## Provided data:
--- BEGIN ---
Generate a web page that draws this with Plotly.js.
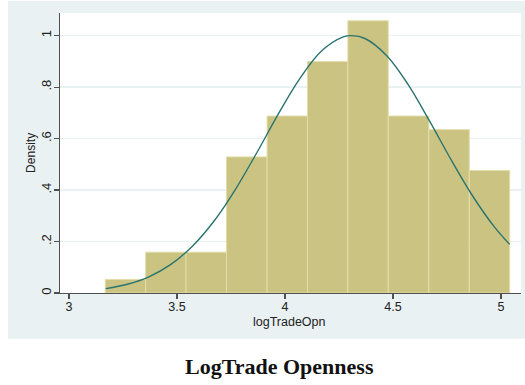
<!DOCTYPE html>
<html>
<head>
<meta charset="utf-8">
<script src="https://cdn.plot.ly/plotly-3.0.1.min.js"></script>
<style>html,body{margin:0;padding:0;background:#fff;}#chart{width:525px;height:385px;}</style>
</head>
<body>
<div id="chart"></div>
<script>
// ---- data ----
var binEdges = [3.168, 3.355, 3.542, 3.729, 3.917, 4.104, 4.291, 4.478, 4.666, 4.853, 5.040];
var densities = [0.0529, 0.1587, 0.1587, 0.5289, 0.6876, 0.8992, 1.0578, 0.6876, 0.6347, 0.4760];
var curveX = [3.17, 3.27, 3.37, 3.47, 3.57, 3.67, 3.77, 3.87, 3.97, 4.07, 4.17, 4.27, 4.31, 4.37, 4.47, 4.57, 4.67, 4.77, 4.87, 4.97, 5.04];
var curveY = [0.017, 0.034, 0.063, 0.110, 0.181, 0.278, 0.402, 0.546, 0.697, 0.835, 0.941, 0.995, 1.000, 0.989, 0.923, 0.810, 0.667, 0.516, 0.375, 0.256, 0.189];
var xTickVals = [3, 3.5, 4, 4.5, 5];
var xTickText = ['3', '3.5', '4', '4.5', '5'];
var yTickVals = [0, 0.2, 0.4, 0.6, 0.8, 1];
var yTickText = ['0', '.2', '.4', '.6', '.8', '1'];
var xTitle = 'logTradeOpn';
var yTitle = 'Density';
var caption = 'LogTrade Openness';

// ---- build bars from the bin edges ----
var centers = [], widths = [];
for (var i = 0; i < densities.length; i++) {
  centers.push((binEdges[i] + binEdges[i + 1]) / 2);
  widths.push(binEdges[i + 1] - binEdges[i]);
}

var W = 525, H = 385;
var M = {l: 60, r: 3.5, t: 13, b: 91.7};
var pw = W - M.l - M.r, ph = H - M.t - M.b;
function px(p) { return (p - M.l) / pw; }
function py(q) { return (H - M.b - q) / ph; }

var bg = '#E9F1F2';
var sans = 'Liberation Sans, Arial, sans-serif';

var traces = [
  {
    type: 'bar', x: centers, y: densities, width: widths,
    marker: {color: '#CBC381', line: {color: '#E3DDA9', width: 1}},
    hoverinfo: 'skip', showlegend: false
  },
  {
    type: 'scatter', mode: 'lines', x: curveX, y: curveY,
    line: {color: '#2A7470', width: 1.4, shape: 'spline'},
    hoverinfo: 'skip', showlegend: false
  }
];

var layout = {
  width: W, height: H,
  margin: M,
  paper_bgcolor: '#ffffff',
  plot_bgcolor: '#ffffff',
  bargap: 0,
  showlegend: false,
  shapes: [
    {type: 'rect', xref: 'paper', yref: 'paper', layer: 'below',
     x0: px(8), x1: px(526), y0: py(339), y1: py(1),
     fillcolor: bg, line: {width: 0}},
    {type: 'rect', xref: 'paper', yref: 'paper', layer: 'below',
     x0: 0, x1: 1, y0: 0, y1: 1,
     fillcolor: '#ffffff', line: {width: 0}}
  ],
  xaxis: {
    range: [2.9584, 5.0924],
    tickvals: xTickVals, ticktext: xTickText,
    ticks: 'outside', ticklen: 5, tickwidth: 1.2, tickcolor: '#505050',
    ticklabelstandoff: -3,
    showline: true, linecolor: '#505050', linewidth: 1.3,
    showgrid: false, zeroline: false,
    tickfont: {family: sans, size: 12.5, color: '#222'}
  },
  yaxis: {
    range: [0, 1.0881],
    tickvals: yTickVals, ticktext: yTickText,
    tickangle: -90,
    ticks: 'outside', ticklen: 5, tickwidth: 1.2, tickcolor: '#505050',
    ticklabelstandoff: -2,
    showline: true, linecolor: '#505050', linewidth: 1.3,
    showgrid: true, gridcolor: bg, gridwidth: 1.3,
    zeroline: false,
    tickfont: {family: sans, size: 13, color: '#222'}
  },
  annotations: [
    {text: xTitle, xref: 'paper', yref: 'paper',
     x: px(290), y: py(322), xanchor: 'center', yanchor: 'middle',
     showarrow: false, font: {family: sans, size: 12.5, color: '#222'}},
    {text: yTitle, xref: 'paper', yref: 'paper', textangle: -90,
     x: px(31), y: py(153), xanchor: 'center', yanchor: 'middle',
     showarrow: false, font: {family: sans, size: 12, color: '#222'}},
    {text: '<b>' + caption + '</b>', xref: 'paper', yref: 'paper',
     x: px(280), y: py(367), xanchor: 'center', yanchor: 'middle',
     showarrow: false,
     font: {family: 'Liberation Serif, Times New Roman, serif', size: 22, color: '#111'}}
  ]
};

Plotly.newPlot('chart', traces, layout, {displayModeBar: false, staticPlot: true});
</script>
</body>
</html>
--- END ---
From the first line of the listing above, repeat every line through the one holding "var caption = 'LogTrade Openness';". Both ends count, and pictures stay out.

Generate a web page that draws this with Plotly.js.
<!DOCTYPE html>
<html>
<head>
<meta charset="utf-8">
<script src="https://cdn.plot.ly/plotly-3.0.1.min.js"></script>
<style>html,body{margin:0;padding:0;background:#fff;}#chart{width:525px;height:385px;}</style>
</head>
<body>
<div id="chart"></div>
<script>
// ---- data ----
var binEdges = [3.168, 3.355, 3.542, 3.729, 3.917, 4.104, 4.291, 4.478, 4.666, 4.853, 5.040];
var densities = [0.0529, 0.1587, 0.1587, 0.5289, 0.6876, 0.8992, 1.0578, 0.6876, 0.6347, 0.4760];
var curveX = [3.17, 3.27, 3.37, 3.47, 3.57, 3.67, 3.77, 3.87, 3.97, 4.07, 4.17, 4.27, 4.31, 4.37, 4.47, 4.57, 4.67, 4.77, 4.87, 4.97, 5.04];
var curveY = [0.017, 0.034, 0.063, 0.110, 0.181, 0.278, 0.402, 0.546, 0.697, 0.835, 0.941, 0.995, 1.000, 0.989, 0.923, 0.810, 0.667, 0.516, 0.375, 0.256, 0.189];
var xTickVals = [3, 3.5, 4, 4.5, 5];
var xTickText = ['3', '3.5', '4', '4.5', '5'];
var yTickVals = [0, 0.2, 0.4, 0.6, 0.8, 1];
var yTickText = ['0', '.2', '.4', '.6', '.8', '1'];
var xTitle = 'logTradeOpn';
var yTitle = 'Density';
var caption = 'LogTrade Openness';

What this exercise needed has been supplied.